İşte Tayyipgiller’in tüm avaneleri de, Hâkim Savcıları da bizlerden aynen korkuyorlar bu şekilde.
Bunlar ne yaparsa yapsınlar, eninde sonunda İyiler kazanacak. Bunlar ne derlerse desinler, “Dünya dönüyor.” Bunların Sahte Diploması ortaya çıkacak. Resmi evrakta sahtecilikleri, nitelikli dolandırıcılıkları, aşırdıkları trilyonlarca dolarlık servet; hepsi ispatlanacak. Buna inancımız tam. Belki biz, ömür merdiveninin son günlerini yaşıyor olan arkadaşlarımız buna tanık olmayabiliriz. Ama siz gençler, yüzde yüz tanık olacaksınız arkadaşlar. FETÖ’nün taraftarları bugün nasıl lanetle anılıyorlarsa, bunlar da yarın, kısa süre sonra aynı şekilde ihanetle anılıyor olacaklar.
Halkız, Haklıyız, Yeneceğiz!
***
Av. Ayça Okur:
Değerli Basın Emekçileri,
Sorularımıza cevap dahi veremeyen Hâkim ve Savcılarla hukuk mücadelesini gerçekleştiren Halkın Kurtuluş Partisi Genel Başkanı Nurullah Ankut’un avukatlarından Tacettin Çolak’a söz veriyorum.
***
Av. Tacettin Çolak:
Saygıdeğer Arkadaşlar;
Esasında bizim bu davamız, başka bir davadan doğan bir dava idi. Yani davalar doğurmuştu. İstanbul 2’nci Asliye Ceza Mahkemesinde yaptığı savunma nedeniyle Sayın Genel Başkan’ımıza ceza verildi. O duruşmadaki sözleri nedeniyle de bu dava açılmıştı.
Şimdi, dava doğurdu, bugün de Hâkim kaçtı. Bizim de kaderimiz böyle…
Çünkü doğruları söyleyince; korkusuzca, lafı eğip bükmeden, ikirciksizce, Sayın Genel Başkan’ın biraz önce yaptığı gibi, mahkeme salonunda da şimşek gibi gerçekler yüzüne haykırılınca, Hâkim kaçtı…
27 yıllık meslek hayatımda ilk defa böyle bir olayla karşılaştım. Sıkıyönetim Mahkemelerinde savunmanlık yaptım. Devlet Güvenlik Mahkemelerinde savunmanlık yaptım, aynı zamanda bizler de yargılandık.
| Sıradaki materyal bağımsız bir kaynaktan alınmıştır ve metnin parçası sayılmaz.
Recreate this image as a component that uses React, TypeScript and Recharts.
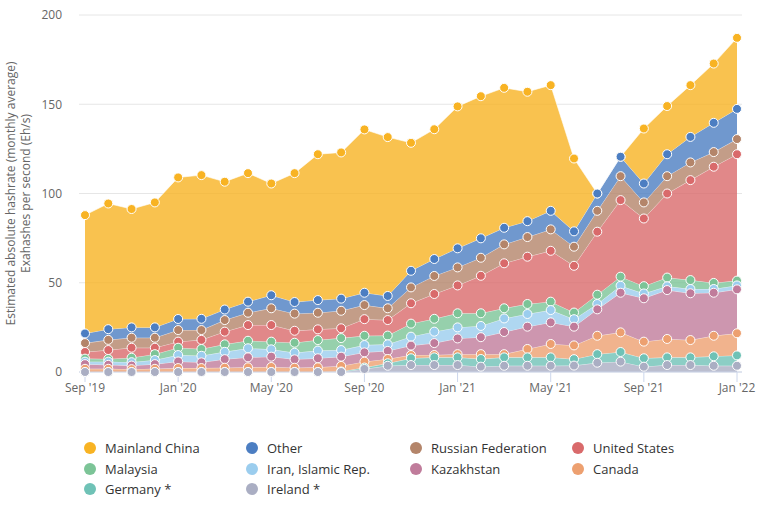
import React from 'react';
import { ComposedChart, Area, Line, XAxis, YAxis, CartesianGrid } from 'recharts';

// Monthly average hashrate by country, Eh/s
const months = [
  "Sep '19", "Oct '19", "Nov '19", "Dec '19", "Jan '20", "Feb '20", "Mar '20", "Apr '20",
  "May '20", "Jun '20", "Jul '20", "Aug '20", "Sep '20", "Oct '20", "Nov '20", "Dec '20",
  "Jan '21", "Feb '21", "Mar '21", "Apr '21", "May '21", "Jun '21", "Jul '21", "Aug '21",
  "Sep '21", "Oct '21", "Nov '21", "Dec '21", "Jan '22",
];

const china = [66.3, 70.4, 66.3, 70.0, 79.3, 80.5, 71.6, 72.0, 62.6, 72.2, 81.7, 81.9, 91.5, 89.0, 71.7, 72.7, 79.5, 79.6, 78.4, 72.5, 70.4, 40.8, 0, 0, 30.8, 27.0, 29.0, 33.2, 39.8];
const other = [5.4, 6.0, 5.8, 5.8, 6.2, 6.3, 5.9, 6.2, 7.3, 6.5, 7.1, 6.8, 6.9, 6.9, 9.3, 9.5, 10.7, 10.9, 9.3, 8.9, 10.4, 8.6, 9.7, 10.9, 10.6, 12.3, 14.3, 16.4, 16.9];
const russia = [5.0, 5.7, 5.6, 5.6, 6.5, 5.5, 6.5, 6.9, 9.4, 9.6, 9.3, 9.8, 7.9, 6.6, 8.9, 10.1, 10.1, 10.1, 10.6, 11.0, 12.0, 10.7, 11.7, 13.4, 9.0, 9.7, 9.9, 8.2, 8.5];
const unitedStates = [3.7, 5.0, 5.6, 3.6, 3.4, 5.1, 7.1, 8.8, 9.3, 6.7, 6.0, 5.5, 9.3, 8.7, 11.4, 13.9, 15.6, 21.0, 25.2, 26.5, 28.5, 26.2, 35.3, 42.9, 37.9, 47.1, 56.0, 65.1, 70.8];
const malaysia = [1.7, 1.5, 2.5, 3.3, 4.1, 3.8, 4.2, 4.2, 4.3, 5.6, 5.9, 6.7, 5.2, 4.9, 7.3, 7.2, 7.9, 7.1, 5.7, 5.6, 4.7, 3.7, 5.2, 5.1, 4.1, 4.9, 5.0, 3.4, 2.7];
const iran = [1.4, 1.8, 1.9, 2.3, 3.6, 3.7, 4.1, 5.1, 4.1, 3.7, 4.3, 3.7, 4.1, 3.7, 5.0, 6.4, 6.2, 6.3, 7.6, 7.1, 6.9, 4.2, 3.0, 3.9, 2.7, 2.1, 2.4, 2.1, 2.2];
const kazakhstan = [2.6, 2.2, 2.0, 2.6, 3.7, 3.2, 4.8, 5.6, 5.8, 4.7, 5.1, 5.2, 5.2, 4.5, 5.3, 6.7, 8.8, 9.5, 12.4, 12.5, 12.1, 10.5, 14.8, 22.2, 24.3, 27.4, 26.2, 24.1, 24.6];
const canada = [1.8, 1.8, 1.6, 1.8, 2.2, 2.2, 2.4, 2.6, 2.8, 2.4, 2.6, 3.1, 3.3, 2.4, 1.8, 1.3, 1.8, 2.7, 1.8, 4.7, 7.5, 7.7, 10.3, 11.0, 9.3, 10.3, 9.7, 11.5, 12.4];
const germany = [0, 0, 0, 0, 0, 0, 0, 0, 0, 0, 0, 0.3, 0.8, 1.4, 3.8, 4.3, 4.3, 4.3, 4.7, 4.7, 4.7, 3.6, 4.8, 5.4, 4.7, 4.3, 4.3, 5.3, 5.8];
const ireland = [0, 0, 0, 0, 0, 0, 0, 0, 0, 0, 0, 0, 1.7, 3.5, 3.9, 3.9, 3.9, 3.0, 3.5, 3.5, 3.5, 3.6, 5.2, 5.8, 3.0, 3.9, 3.9, 3.5, 3.5];

const yTicks = [0, 50, 100, 150, 200];

type Series = { key: string; name: string; color: string; values: number[] };

// Legend order; the stack is built from the end of this list upwards
const series: Series[] = [
  { key: 'china', name: 'Mainland China', color: '#F8B323', values: china },
  { key: 'other', name: 'Other', color: '#4C7EC2', values: other },
  { key: 'russia', name: 'Russian Federation', color: '#B4856A', values: russia },
  { key: 'us', name: 'United States', color: '#D96A6B', values: unitedStates },
  { key: 'malaysia', name: 'Malaysia', color: '#7CC497', values: malaysia },
  { key: 'iran', name: 'Iran, Islamic Rep.', color: '#9BCDEE', values: iran },
  { key: 'kazakhstan', name: 'Kazakhstan', color: '#C07C9B', values: kazakhstan },
  { key: 'canada', name: 'Canada', color: '#EDA070', values: canada },
  { key: 'germany', name: 'Germany *', color: '#6FC2B6', values: germany },
  { key: 'ireland', name: 'Ireland *', color: '#AAAEC3', values: ireland },
];

const stackOrder = [...series].reverse();

const data = months.map((month, i) => {
  const row: Record<string, number | string> = { month };
  let running = 0;
  for (const s of stackOrder) {
    row[s.key] = s.values[i];
    running += s.values[i];
    row[s.key + 'Top'] = Math.round(running * 100) / 100;
  }
  return row;
});

const FONT = "'Open Sans', 'Noto Sans', sans-serif";

const AxisTitle = (props: any) => {
  const vb = props.viewBox || { x: 0, y: 15, width: 79, height: 357 };
  const cy = vb.y + vb.height / 2;
  const lines = [
    { x: vb.x + 10, text: 'Estimated absolute hashrate (monthly average)' },
    { x: vb.x + 25, text: 'Exahashes per second (Eh/s)' },
  ];
  return (
    <g>
      {lines.map((l) => (
        <text
          key={l.text}
          x={l.x}
          y={cy}
          transform={`rotate(-90, ${l.x}, ${cy})`}
          textAnchor="middle"
          dominantBaseline="central"
          fill="#666666"
          fontSize={12}
          fontFamily={FONT}
        >
          {l.text}
        </text>
      ))}
    </g>
  );
};

const legendCols = [90, 252, 416, 578];
const legendRows = [448, 468.5, 489];

const HashrateLegend = () => (
  <>
    {series.map((s, i) => {
      const cx = legendCols[i % 4];
      const cy = legendRows[Math.floor(i / 4)];
      return (
        <React.Fragment key={s.key}>
          <div
            style={{
              position: 'absolute',
              left: cx - 6,
              top: cy - 6,
              width: 12,
              height: 12,
              borderRadius: '50%',
              background: s.color,
            }}
          />
          <div
            style={{
              position: 'absolute',
              left: cx + 15,
              top: cy - 9,
              height: 18,
              lineHeight: '18px',
              fontSize: 13,
              color: '#333333',
              whiteSpace: 'nowrap',
              fontFamily: FONT,
            }}
          >
            {s.name}
          </div>
        </React.Fragment>
      );
    })}
  </>
);

export default function App() {
  return (
    <div
      style={{
        position: 'fixed',
        left: 0,
        top: 0,
        width: 775,
        height: 510,
        background: '#ffffff',
        fontFamily: FONT,
      }}
    >
      <ComposedChart
        width={775}
        height={420}
        data={data}
        margin={{ top: 15, right: 33, bottom: 18, left: 0 }}
      >
        <CartesianGrid vertical={false} stroke="#e6e6e6" />
        <XAxis
          dataKey="month"
          interval={3}
          height={30}
          padding={{ left: 6, right: 5 }}
          tickSize={10}
          tickMargin={1}
          axisLine={{ stroke: '#ccd6eb' }}
          tickLine={{ stroke: '#ccd6eb' }}
          tick={{ fill: '#666666', fontSize: 12 }}
        />
        <YAxis
          domain={[0, 200]}
          ticks={yTicks}
          width={79}
          axisLine={false}
          tickLine={false}
          tickSize={0}
          tickMargin={17}
          tick={{ fill: '#666666', fontSize: 12 }}
          label={{ content: AxisTitle }}
        />
        {stackOrder.map((s) => (
          <Area
            key={s.key}
            type="linear"
            dataKey={s.key}
            stackId="hashrate"
            fill={s.color}
            fillOpacity={0.8}
            stroke="#ffffff"
            strokeOpacity={0.6}
            strokeWidth={1}
            dot={false}
            activeDot={false}
            isAnimationActive={false}
          />
        ))}
        {series.map((s) => (
          <Line
            key={s.key + 'Top'}
            type="linear"
            dataKey={s.key + 'Top'}
            stroke="none"
            dot={{ r: 4.5, fill: s.color, stroke: '#ffffff', strokeWidth: 1 }}
            activeDot={false}
            isAnimationActive={false}
            legendType="none"
          />
        ))}
      </ComposedChart>
      <HashrateLegend />
    </div>
  );
}
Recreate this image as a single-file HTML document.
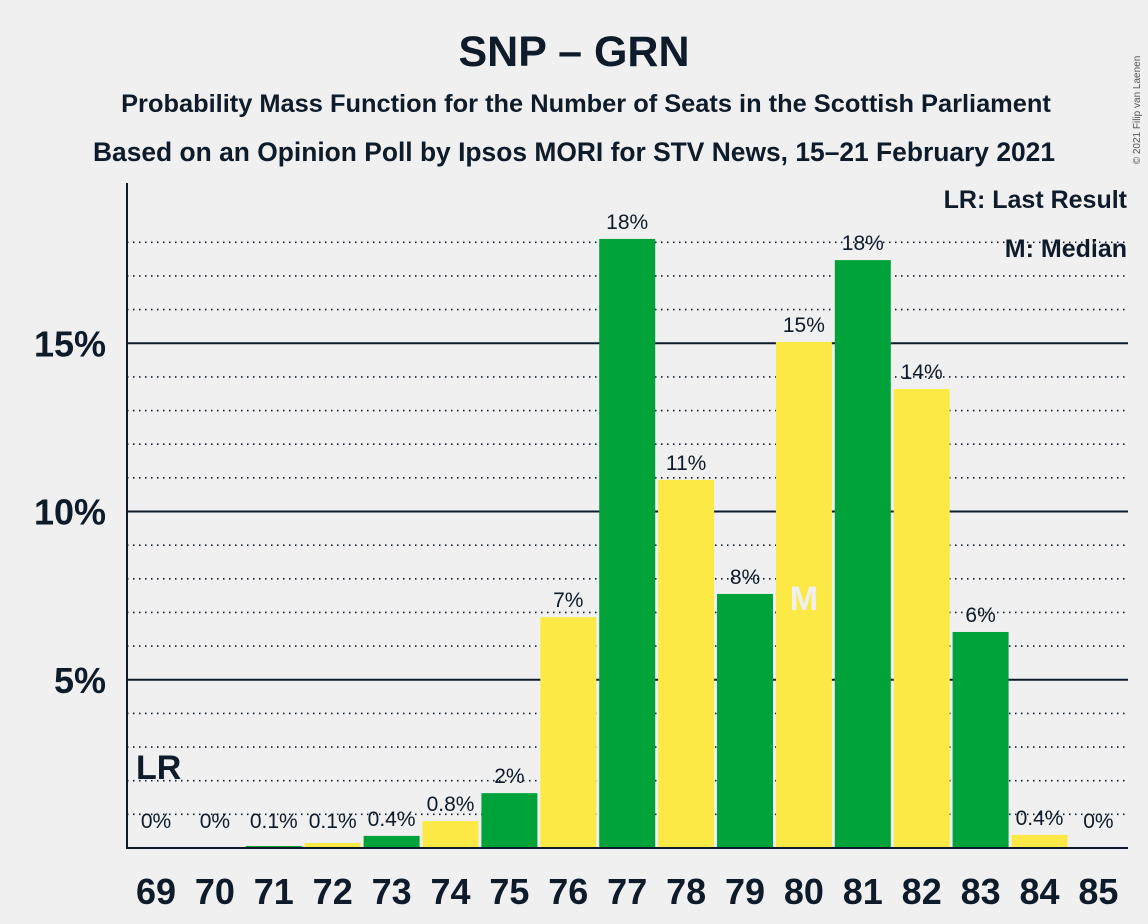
<!DOCTYPE html>
<html><head><meta charset="utf-8"><style>
body{margin:0;background:#f0f0f0;}
svg{display:block;font-family:"Liberation Sans",sans-serif;}
</style></head><body>
<svg id="c" width="1148" height="924" viewBox="0 0 1148 924">
<rect width="1148" height="924" fill="#f0f0f0"/>
<text x="574" y="66" text-anchor="middle" font-size="43" font-weight="bold" fill="#0d1b2a">SNP – GRN</text>
<text x="586" y="112" text-anchor="middle" font-size="25.4" font-weight="bold" fill="#0d1b2a">Probability Mass Function for the Number of Seats in the Scottish Parliament</text>
<text x="574" y="161" text-anchor="middle" font-size="26.4" font-weight="bold" fill="#0d1b2a">Based on an Opinion Poll by Ipsos MORI for STV News, 15–21 February 2021</text>
<text x="1140" y="110" font-size="10" fill="#555" transform="rotate(-90 1140 110)" text-anchor="middle">© 2021 Filip van Laenen</text>
<g id="grid"></g>
<g id="bars"></g>
<line x1="127" y1="183" x2="127" y2="849" stroke="#0d1b2a" stroke-width="2"/>
<line x1="126" y1="848" x2="1128" y2="848" stroke="#0d1b2a" stroke-width="2"/>
<text x="1127" y="208" text-anchor="end" font-size="25" font-weight="bold" fill="#0d1b2a">LR: Last Result</text>
<text x="1127" y="257" text-anchor="end" font-size="25" font-weight="bold" fill="#0d1b2a">M: Median</text>
</svg>
<script>
const seats=[69,70,71,72,73,74,75,76,77,78,79,80,81,82,83,84,85];
const values=[0,0,0.06,0.15,0.36,0.8,1.63,6.86,18.1,10.94,7.55,15.04,17.47,13.64,6.42,0.39,0];
const labels=["0%","0%","0.1%","0.1%","0.4%","0.8%","2%","7%","18%","11%","8%","15%","18%","14%","6%","0.4%","0%"];
const yTicks=[5,10,15];
const lastResult=69, median=80;
const NS="http://www.w3.org/2000/svg";
const y=v=>848-v*33.65;
const xl=s=>156-28+(s-69)*58.9;
function mk(tag,attrs,parent){const e=document.createElementNS(NS,tag);for(const k in attrs)e.setAttribute(k,attrs[k]);parent.appendChild(e);return e;}
const grid=document.getElementById('grid'),bars=document.getElementById('bars');
for(let v=1;v<=18;v++){
  const solid=yTicks.includes(v);
  const l=mk('line',{x1:127,x2:1128,y1:y(v),y2:y(v),stroke:'#0d1b2a','stroke-width':solid?2:1.6,'stroke-dasharray':solid?'none':'1.5 4.5'},grid);
  
  
  if(solid){const t=mk('text',{x:106,y:y(v)+13,'text-anchor':'end','font-size':36,'font-weight':'bold',fill:'#0d1b2a'},grid);t.textContent=v+'%';
    
    }
}
seats.forEach((s,i)=>{
  const v=values[i],x=xl(s),cx=x+28;
  if(v>0){const r=mk('rect',{x:x,y:y(v),width:56,height:848-y(v),fill:s%2?'#00a339':'#fde945'},bars);
    
    }
  const t=mk('text',{x:cx,y:Math.min(y(v),838)-10,'text-anchor':'middle','font-size':21,fill:'#0d1b2a'},bars);t.textContent=labels[i];
  
  
  const xt=mk('text',{x:cx,y:904,'text-anchor':'middle','font-size':36,'font-weight':'bold',fill:'#0d1b2a'},bars);xt.textContent=s;
  
  
  if(s===lastResult){const lr=mk('text',{x:x+8,y:779,'font-size':34,'font-weight':'bold',fill:'#0d1b2a'},bars);lr.textContent='LR';
    
    }
  if(s===median){const m=mk('text',{x:cx,y:610,'text-anchor':'middle','font-size':34,'font-weight':'bold',fill:'#f0f0f0'},bars);m.textContent='M';
    
    }
});
</script>
</body></html>
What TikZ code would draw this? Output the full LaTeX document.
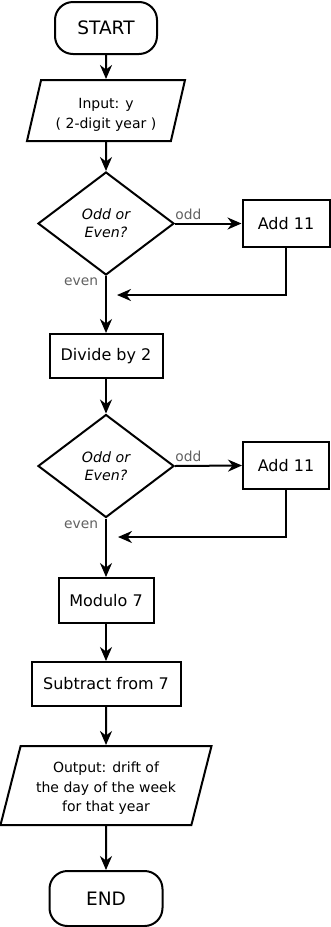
\documentclass[tikz,border=0pt]{standalone}
\usepackage{fontspec}
\setmainfont{DejaVu Sans}
\usetikzlibrary{positioning,shapes.geometric,arrows.meta}

\begin{document}
\begin{tikzpicture}[
  x=1pt, y=-1pt,
  line width=2pt,
  >={Stealth[length=14pt,width=12pt,inset=4.5pt]},
  terminal/.style={draw, rounded corners=18pt, font=\fontsize{18.5}{22}\selectfont, inner sep=0pt},
  iobox/.style={draw, trapezium, trapezium left angle=71, trapezium right angle=109, trapezium stretches body,
    align=center, font=\fontsize{14}{19.5}\selectfont, inner sep=0pt},
  decision/.style={draw, diamond, aspect=1.32, inner sep=0pt, minimum width=136pt, minimum height=103pt,
    align=center, font=\fontsize{14.2}{18}\selectfont\itshape},
  process/.style={draw, font=\fontsize{16}{19}\selectfont, inner sep=0pt},
  lbl/.style={text=black!62, font=\fontsize{13.8}{16}\selectfont, inner sep=2pt}
]
\useasboundingbox (0,0) rectangle (330,927);

\node[terminal, minimum width=102pt, minimum height=52pt] (start) at (106,28) {START};

\node[iobox, minimum width=158pt, minimum height=61pt] (input) at (106,110.5)
  {\rule{0pt}{18.5pt}Input: y\\( 2-digit year )};

\node[decision] (oddeven1) at (106,223.5) {Odd or\\Even?};
\node[process, minimum width=87pt, minimum height=47pt] (add1) at (286,223.5) {Add 11};
\coordinate (join1) at (117,295);

\node[process, minimum width=113pt, minimum height=44pt] (divide) at (106,356) {Divide by 2};

\node[decision] (oddeven2) at (106,466) {Odd or\\Even?};
\node[process, minimum width=86pt, minimum height=47pt] (add2) at (286,465.5) {Add 11};
\coordinate (join2) at (118,537);

\node[process, minimum width=95pt, minimum height=45pt] (modulo) at (106,600.5) {Modulo 7};

\node[process, minimum width=149pt, minimum height=44pt] (subtract) at (106,684) {Subtract from 7};

\node[iobox, minimum width=211pt, minimum height=79pt] (output) at (106,785.5)
  {\rule{0pt}{16.5pt}Output: drift of\\the day of the week\\for that year};

\node[terminal, minimum width=113pt, minimum height=55pt] (end) at (106,898.5) {END};

\draw[->] (start.south) -- (input.north);
\draw[->] (input.south) -- (oddeven1.north);
\draw[->] (oddeven1.east) -- node[lbl, pos=0.2, above=1pt] {odd} (add1.west);
\draw[->] (add1.south) |- (join1);
\draw[->] (oddeven1.south) -- node[lbl, pos=0.1, left=5pt] {even} (divide.north);
\draw[->] (divide.south) -- (oddeven2.north);
\draw[->] (oddeven2.east) -- node[lbl, pos=0.2, above=1pt] {odd} (add2.west);
\draw[->] (add2.south) |- (join2);
\draw[->] (oddeven2.south) -- node[lbl, pos=0.1, left=5pt] {even} (modulo.north);
\draw[->] (modulo.south) -- (subtract.north);
\draw[->] (subtract.south) -- (output.north);
\draw[->] (output.south) -- (end.north);
\end{tikzpicture}
\end{document}
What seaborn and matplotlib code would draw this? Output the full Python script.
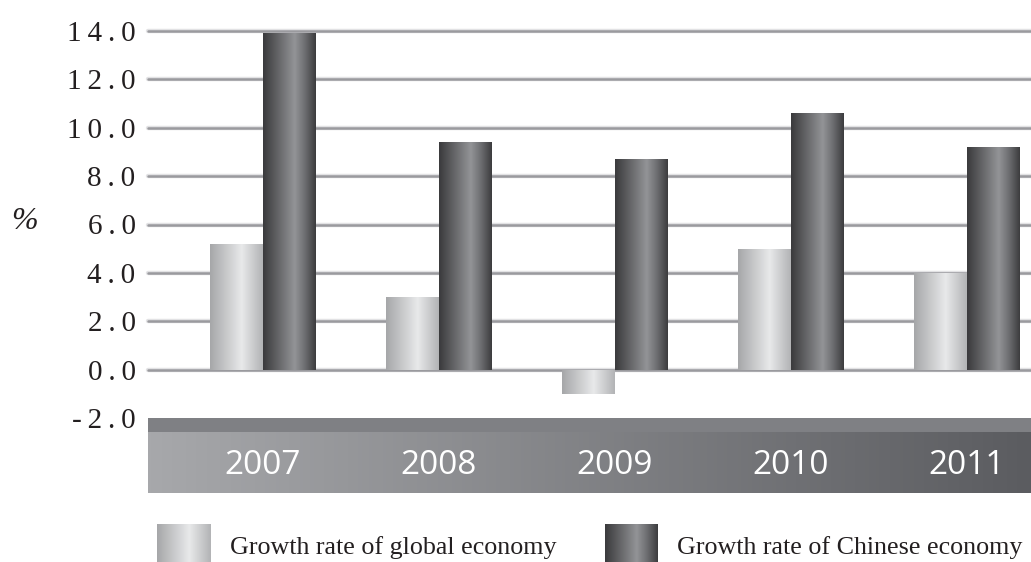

Ama savunmayı yarıda bırakıp kaçan Hâkim ilk defa gördük, demek ki göreceğimiz varmış…
48’inci Asliye Ceza Mahkemesi Hâkimi Abdullah… Kendisi birinci tekil şahısla hitap ediyor duruşma salonunda; biz de kendine böyle hitap edeceğiz. Çünkü misliyle artık davranacağız.
Ey Abdullah Efendi!
Senin artık bağımsızlığın, tarafsızlığın hikâye… Bundan sonra hukuk adına ağzınla kuş tutsan hikâye… Sen kararını bu kaçkınlığınla vermiş durumdasın. 10 Şubat 2022 tarihine duruşmayı ertelemekle Sayın Nurullah Ankut’tan kaçamazsın!
Tek bir kaçışın var: Ya emekliliğini istersin ya da tayinini…
***
Genel Başkan’ımız Nurullah Ankut’un Çağlayan 48’inci Asliye Ceza Mahkemesindeki bir sonraki AKP’giller yargılaması 10 Şubat 2022 tarihinde gerçekleştirilecektir. Tüm Halkımız ve Kamuoyu davetlidir.